The Economists´ Quartet

A Game, not a Theory

by Sandra Gruescu and Niels Peter Thomas

A Short History of Economists´ Duets

Here we would like to collect as much Duets of Economists as we can, to see if all economists through all ages can somehow be linked together. If you can tell us an interesting story about two economists, which meets the rules of forming a Duet (according to the rules of the game), please tell us. We appreciate your input.

New Proposals for Duets

  • Kenneth Arrow and Paul Samuelson: Arrow´s sister and Samuelson´s brother, the economists Anita and Bob Summers, are married and have a son, Lawrence Summers.
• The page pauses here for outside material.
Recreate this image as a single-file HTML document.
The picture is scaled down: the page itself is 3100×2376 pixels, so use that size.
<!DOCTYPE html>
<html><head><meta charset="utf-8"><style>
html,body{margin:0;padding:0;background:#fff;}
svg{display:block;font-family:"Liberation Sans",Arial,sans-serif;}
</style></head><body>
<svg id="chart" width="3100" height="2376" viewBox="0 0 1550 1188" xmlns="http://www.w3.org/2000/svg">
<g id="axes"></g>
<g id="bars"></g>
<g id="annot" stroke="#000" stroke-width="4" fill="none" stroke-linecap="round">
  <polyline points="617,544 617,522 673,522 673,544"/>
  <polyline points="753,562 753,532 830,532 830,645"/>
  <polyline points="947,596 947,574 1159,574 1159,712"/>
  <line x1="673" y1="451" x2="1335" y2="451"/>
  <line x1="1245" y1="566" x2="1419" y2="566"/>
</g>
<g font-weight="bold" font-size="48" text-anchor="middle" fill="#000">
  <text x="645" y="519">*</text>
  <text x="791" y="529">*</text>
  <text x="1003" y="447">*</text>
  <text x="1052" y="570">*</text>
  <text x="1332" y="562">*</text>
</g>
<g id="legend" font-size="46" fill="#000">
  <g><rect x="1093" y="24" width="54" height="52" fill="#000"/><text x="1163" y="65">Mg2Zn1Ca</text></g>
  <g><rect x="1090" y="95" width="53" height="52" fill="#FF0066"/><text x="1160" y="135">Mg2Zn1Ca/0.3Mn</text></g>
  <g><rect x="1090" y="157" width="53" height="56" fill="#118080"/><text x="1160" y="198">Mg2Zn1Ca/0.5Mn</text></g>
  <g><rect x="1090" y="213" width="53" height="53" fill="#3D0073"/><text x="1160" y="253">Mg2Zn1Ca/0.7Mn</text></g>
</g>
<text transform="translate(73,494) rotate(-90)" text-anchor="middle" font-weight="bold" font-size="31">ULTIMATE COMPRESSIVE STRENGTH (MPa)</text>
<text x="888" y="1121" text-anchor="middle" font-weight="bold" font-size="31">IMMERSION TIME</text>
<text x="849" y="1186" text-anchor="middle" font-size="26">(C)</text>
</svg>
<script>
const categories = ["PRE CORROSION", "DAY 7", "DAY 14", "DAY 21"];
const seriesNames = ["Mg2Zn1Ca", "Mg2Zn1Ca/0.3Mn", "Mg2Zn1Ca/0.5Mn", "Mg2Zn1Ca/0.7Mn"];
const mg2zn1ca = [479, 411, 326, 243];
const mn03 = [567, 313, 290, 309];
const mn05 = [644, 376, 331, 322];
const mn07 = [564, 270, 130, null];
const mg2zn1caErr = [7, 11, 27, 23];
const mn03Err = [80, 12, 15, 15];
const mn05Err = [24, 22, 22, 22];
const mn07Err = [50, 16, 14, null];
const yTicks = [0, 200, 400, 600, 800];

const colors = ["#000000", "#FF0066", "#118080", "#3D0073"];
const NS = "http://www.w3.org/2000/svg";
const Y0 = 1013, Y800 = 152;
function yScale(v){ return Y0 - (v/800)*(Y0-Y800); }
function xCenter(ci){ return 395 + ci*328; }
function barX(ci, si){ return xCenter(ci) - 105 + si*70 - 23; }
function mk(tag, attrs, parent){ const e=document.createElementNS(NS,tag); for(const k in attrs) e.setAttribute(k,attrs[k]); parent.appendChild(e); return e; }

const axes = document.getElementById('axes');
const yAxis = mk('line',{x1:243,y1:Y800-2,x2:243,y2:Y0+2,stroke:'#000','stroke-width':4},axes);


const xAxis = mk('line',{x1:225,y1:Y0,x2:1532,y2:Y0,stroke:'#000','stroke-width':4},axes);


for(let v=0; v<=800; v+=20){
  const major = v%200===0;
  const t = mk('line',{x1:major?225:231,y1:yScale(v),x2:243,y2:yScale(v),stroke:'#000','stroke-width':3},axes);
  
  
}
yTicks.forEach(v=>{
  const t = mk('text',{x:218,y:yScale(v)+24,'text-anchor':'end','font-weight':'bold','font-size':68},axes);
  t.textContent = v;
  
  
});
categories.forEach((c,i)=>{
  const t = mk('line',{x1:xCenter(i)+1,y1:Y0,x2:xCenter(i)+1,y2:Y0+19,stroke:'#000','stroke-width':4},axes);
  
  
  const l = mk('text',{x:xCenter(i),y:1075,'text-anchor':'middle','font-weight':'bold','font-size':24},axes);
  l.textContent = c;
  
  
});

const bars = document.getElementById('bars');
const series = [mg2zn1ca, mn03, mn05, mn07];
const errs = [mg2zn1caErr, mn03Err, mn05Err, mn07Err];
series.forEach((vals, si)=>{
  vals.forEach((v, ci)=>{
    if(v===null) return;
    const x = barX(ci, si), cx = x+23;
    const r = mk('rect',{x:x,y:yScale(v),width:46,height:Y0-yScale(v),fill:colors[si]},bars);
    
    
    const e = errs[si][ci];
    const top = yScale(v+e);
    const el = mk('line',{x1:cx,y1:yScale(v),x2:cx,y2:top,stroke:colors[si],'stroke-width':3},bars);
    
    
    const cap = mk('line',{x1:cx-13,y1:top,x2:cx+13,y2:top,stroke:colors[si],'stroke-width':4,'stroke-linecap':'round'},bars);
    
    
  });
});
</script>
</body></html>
He is former prefessor of economics at MIT, former US Secretary of the Treasury and currently president of Harvard University (this duet was kindly provided by Jochen Jagob, Darmstadt).
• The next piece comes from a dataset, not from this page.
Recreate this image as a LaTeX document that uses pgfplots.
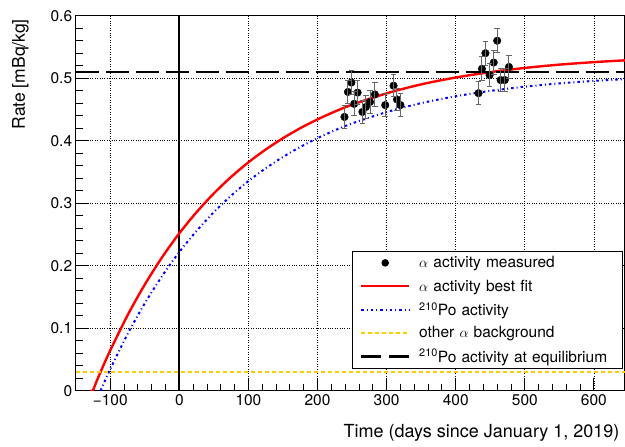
\documentclass[border=0pt]{standalone}
\usepackage{pgfplots}
\pgfplotsset{compat=1.18}
\usepackage{pgfplotstable}
\usepackage{fontspec}
\setmainfont{TeX Gyre Heros}
\usetikzlibrary{calc}

\definecolor{rootorange}{RGB}{255,204,0}

\pgfplotsset{
    dotleg/.style={legend image code/.code={%
        \path[draw=none, fill=none] (-9pt,0pt) -- (58pt,0pt);
        \path[draw=none, fill=black] (24pt,0pt) circle (3.8pt);}},
}

% alpha activity, measured: time [days], rate [mBq/kg], error
\pgfplotstableread{
t     r      e
239   0.438  0.019
244   0.478  0.019
249   0.493  0.019
253   0.459  0.019
258   0.477  0.019
265   0.446  0.019
270   0.454  0.019
276   0.462  0.019
283   0.474  0.019
298   0.457  0.018
310   0.488  0.018
315   0.466  0.018
320   0.457  0.019
433   0.476  0.018
438   0.515  0.019
443   0.540  0.019
449   0.505  0.019
455   0.525  0.019
460   0.560  0.019
465   0.497  0.019
471   0.497  0.019
477   0.518  0.019
}\measured

\begin{document}
\begin{tikzpicture}
\begin{axis}[
    name=ax,
    set layers,
    scale only axis,
    width=549.3pt, height=375pt,
    xmin=-150, xmax=645,
    ymin=0, ymax=0.6,
    xtick={-100,0,100,200,300,400,500,600},
    xticklabels={−100,0,100,200,300,400,500,600},
    ytick={0,0.1,0.2,0.3,0.4,0.5,0.6},
    yticklabels={0,0.1,0.2,0.3,0.4,0.5,0.6},
    minor x tick num=4,
    minor y tick num=4,
    tick align=inside,
    tick pos=left,
    major tick length=13pt,
    minor tick length=7pt,
    tick style={black, line width=0.9pt},
    axis line style={line width=1.3pt},
    grid=major,
    major grid style={black, dotted, line width=0.8pt},
    ticklabel style={font=\fontsize{15.5}{18}\selectfont},
    /pgf/number format/assume math mode=true,
    xlabel={Time (days since January 1, 2019)},
    ylabel={Rate [mBq/kg]},
    xlabel style={font=\fontsize{18}{21}\selectfont, at={(axis description cs:0.9964,0)}, anchor=base east, yshift=-47pt},
    ylabel style={font=\fontsize{17.5}{21}\selectfont, at={(axis description cs:-0.0923,1)}, anchor=base east},
    legend style={at={(0.9958,0.3733)}, anchor=north east, draw=black, line width=0.9pt,
        inner sep=0pt, font=\fontsize{15.5}{18}\selectfont, row sep=0pt,
        nodes={inner sep=0pt, text width=203pt, minimum height=23.4pt, align=left, anchor=west}},
    legend cell align=left,
]

% x = 0 marker
\addplot[black, line width=2.2pt, forget plot] coordinates {(0,0) (0,0.6)};

\addplot[only marks, mark=*, mark size=3.8pt, black, on layer=axis foreground, dotleg,
    error bars/.cd, y dir=both, y explicit,
    error bar style={black!60, line width=1pt},
    error mark options={rotate=90, mark size=2.8pt, black!60, line width=1pt},
    ] table[x=t, y=r, y error=e] {\measured};
\addlegendentry{$\alpha$ activity measured}

\addplot[red, line width=2.4pt, smooth,
    legend image code/.code={%
        \path[draw=none] (-9pt,0pt) -- (58pt,0pt);
        \draw[red, line width=2.4pt] (0pt,0pt) -- (48pt,0pt);}]
    coordinates {
    (-129,0) (-125.4,0) (-120,0.0144) (-114,0.030) (-107,0.0476) (-100,0.0645)
    (-75,0.1205) (-50,0.1698) (-25,0.2134) (0,0.2519) (25,0.2857) (50,0.3157)
    (75,0.3421) (100,0.3654) (125,0.3859) (150,0.4040) (175,0.4200) (200,0.4341)
    (225,0.4466) (250,0.4576) (300,0.4758) (350,0.4901) (400,0.5011) (450,0.5097)
    (500,0.5164) (550,0.5217) (600,0.5257) (645,0.5286)
    };
\addlegendentry{$\alpha$ activity best fit}

\addplot[blue, line width=2pt, smooth, dash pattern=on 2.5pt off 3pt on 1pt off 3pt,
    legend image code/.code={%
        \path[draw=none] (-9pt,0pt) -- (58pt,0pt);
        \draw[blue, line width=2pt, dash pattern=on 2.5pt off 3pt on 1pt off 3pt] (0pt,0pt) -- (48pt,0pt);}]
    coordinates {
    (-114,0) (-107,0.0176) (-100,0.0345) (-75,0.0905) (-50,0.1398) (-25,0.1834)
    (0,0.2219) (25,0.2557) (50,0.2857) (75,0.3121) (100,0.3354) (125,0.3559)
    (150,0.3740) (175,0.3900) (200,0.4041) (225,0.4166) (250,0.4276) (300,0.4458)
    (350,0.4601) (400,0.4711) (450,0.4797) (500,0.4864) (550,0.4917) (600,0.4957)
    (645,0.4986)
    };
\addlegendentry{\textsuperscript{210}Po activity}

\addplot[rootorange, line width=1.8pt, dash pattern=on 4pt off 3pt,
    legend image code/.code={%
        \path[draw=none] (-9pt,0pt) -- (58pt,0pt);
        \draw[rootorange, line width=1.8pt, dash pattern=on 4pt off 3pt] (0pt,0pt) -- (48pt,0pt);}]
    coordinates {(-150,0.03) (645,0.03)};
\addlegendentry{other $\alpha$ background}

\addplot[black, line width=2.6pt, dash pattern=on 23pt off 7pt,
    legend image code/.code={%
        \path[draw=none] (-9pt,0pt) -- (58pt,0pt);
        \draw[black, line width=2.6pt, dash pattern=on 20pt off 8pt] (0pt,0pt) -- (48pt,0pt);}]
    coordinates {(-150,0.51) (645,0.51)};
\addlegendentry{\textsuperscript{210}Po activity at equilibrium}

\end{axis}
\pgfresetboundingbox
\path[use as bounding box] ($(ax.south west)+(-75.7pt,-56.3pt)$) rectangle ($(ax.north east)+(0pt,15.7pt)$);
\end{tikzpicture}
\end{document}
List of Duets Proposed in the Paper

  • Arrow and Condorcet: In the first edition of his "Social Choice and Individual Values", Arrow regards the "paradox of voting" (an essential part of his considerations) being first mentioned by E. J. Nanson in 1882. In the second edition he rightfully admits that the paradox was already known by Condorcet in 1785 (see Arrow 1964, p.3 and p.93).
  • Gruescu and Thomas are the inventors of The Economists' Quartet and therefore form a valid duet (this is only true in the game: In real life, Sandra forms a duet with Radu and Niels with Barbara).
  • Hansen and Hicks can be considered as the fathers of the IS-LM model. Hicks first introduced the basic idea in his 1937 Econometrica article "Mr Keynes and the Classics: A suggested interpretation", which was later popularized by Hansen.
  • Harsanyi, Nash and Selten: any two of them form a valid pair because in the year 1994 they won the Nobel prize "for their pioneering analysis of equilibria in the theory of non-cooperative games" (see Nobel Laureates 1994).
  • Keynes and Robinson: Joan Robinson propagated Keynes´ theory and was a very important contributor to the Post Keynesian school.
  • Luxemburg and Robinson: In some points they would agree to each other, in others they would not. But at least both of them wrote a book called "The Accumulation of Capital" (see Luxemburg 1913 and Robinson 1956).
  • Marcet and Ricardo were close acquaintances. Marcet´s "Conversations on Political Economy" were published one year before Ricardo´s "The Principles of Political Economy and Taxation", but already contained lots of new thoughts, which later Ricardo became famous for (see Marcet 1824). We do not accuse Ricardo for plagiarizing her book, but the new thought may have been developed together in their numerous conversations.
  • Morgenstern and von Neumann in 1944 wrote the book "Theory of Games and Economic Behaviour" where the foundations for using game theory in economics were introduced (see Von Neumann/Morgenstern 1953). Together they can be called the inventors of Game Theory.
  • North and Veblen: Among the New Institutionalists, maybe North kept closest to the spirit of Veblen, one of the founders of the "Old Institutionalism".
  • Ricardo and Smith: David Ricardo is often called a disciple of Adam Smith. We doubt this in detail, but at least both of them made important contributions to what is known nowadays as classical economic theory.
  • Ricardo and Sraffa: Pierro Sraffa (together with M. H. Dobb) is co-editor of the works of David Ricardo (see Sraffa/Dobb 1951).
  • Robinson and Sen: Sen was a student of Robinson in Cambridge.